Fiona Caine counsellor answers your dilemmas

Q MY husband has just told me that a woman at his new job is flirting really strongly with him.

He says he’s told her he’s happily married, but why should he think she’ll accept this? I’m so shocked and upset — why would he be telling me if it wasn’t to make me jealous?

I’ve told him that if anything happens, the kids and I will be gone for good. I’ve been cheated on once and I’m not prepared to let that happen again. A.E.

Fiona says: Are you trying to drive your husband away? He has the good sense to tell you about a problem at work and instead of being supportive and trying to help him, you threaten to leave!

He’s not committed an offence (in fact he’s acted very responsibly in telling you) yet you are willing to convict him and sentence him.

What if you’d found out this woman was coming on to him through someone else? How would that have made you feel?

I can understand you might be anxious if you’ve had someone be unfaithful to you in the past, but your husband isn’t that person and it’s not fair to punish him. Calm down and talk to him, explaining why you reacted as you did.
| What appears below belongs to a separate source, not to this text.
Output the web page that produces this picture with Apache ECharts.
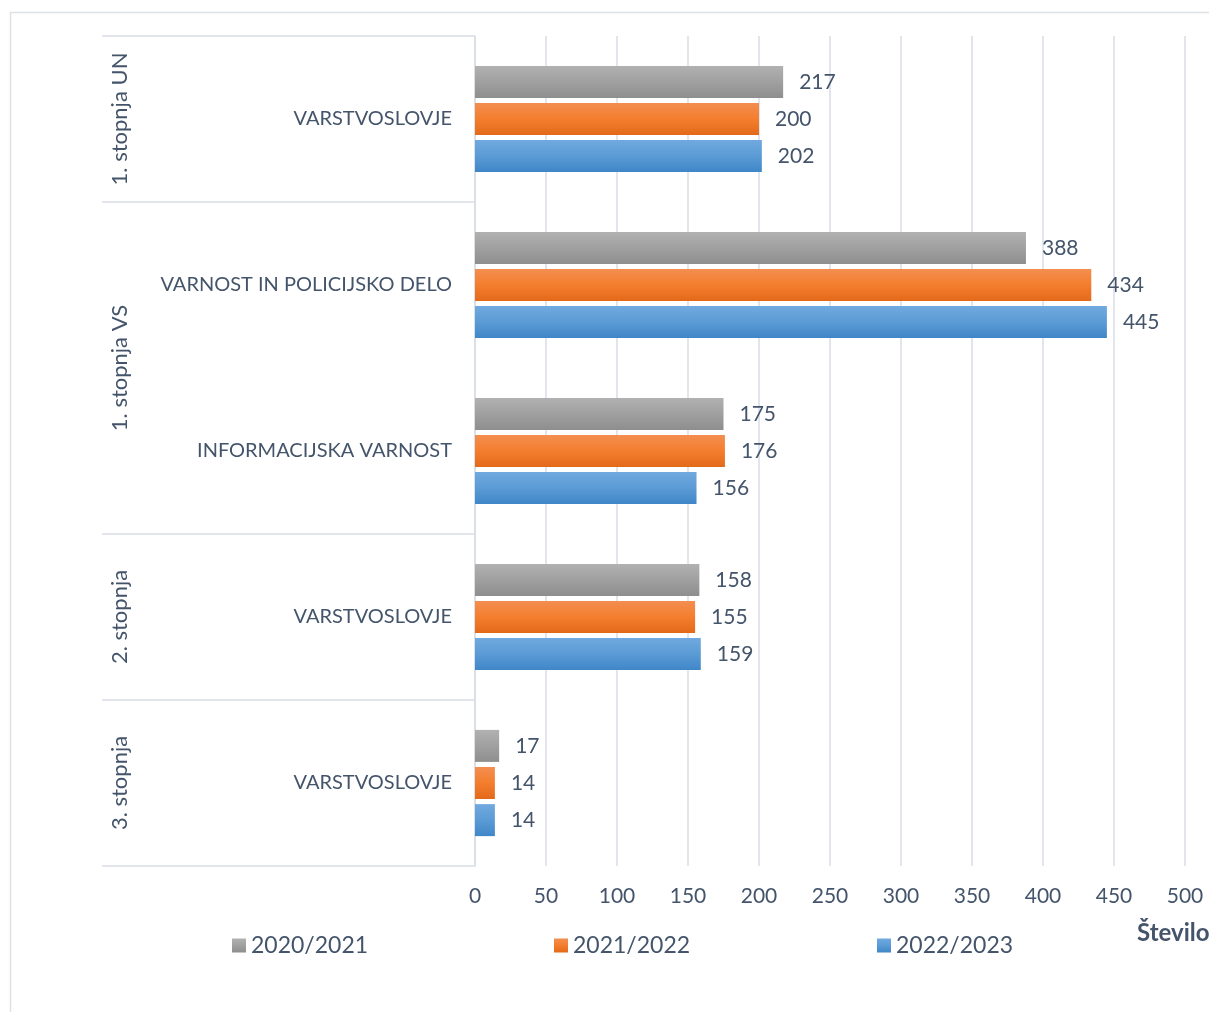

Get him to understand your fears, but realise he must be feeling vulnerable himself because of your reaction.

Q MY boyfriend moved in with me and my three children nearly two years ago.

I love him very much and my children think the world of him and we are now talking about getting married.

However, my problem is about money. I work, but with the children, a mortgage to meet and a house to run, my salary often isn’t enough and my boyfriend now earns a good deal more than me.

He only puts £100 a week into the household expenses, though, which was all he could afford when we first got together, but now I don’t think it is enough.

I don’t know how to tell him this without seeming mean, but I am struggling to make ends meet. B.M.

A If you’re at the stage in your relationship where you are talking about marriage, then you need to be talking about money too.

It’s not mean to put your finances in order, it’s quite the reverse, and it’s time your boyfriend realised that bed and board for £100 a week isn’t sustainable!

List all your household expenses and show what it costs you to run the home, plus your income, so he can see for himself how hard it is for you. I’m sure, once you make him aware, he will recognise the need to contribute more. If he doesn’t then think seriously about marrying him.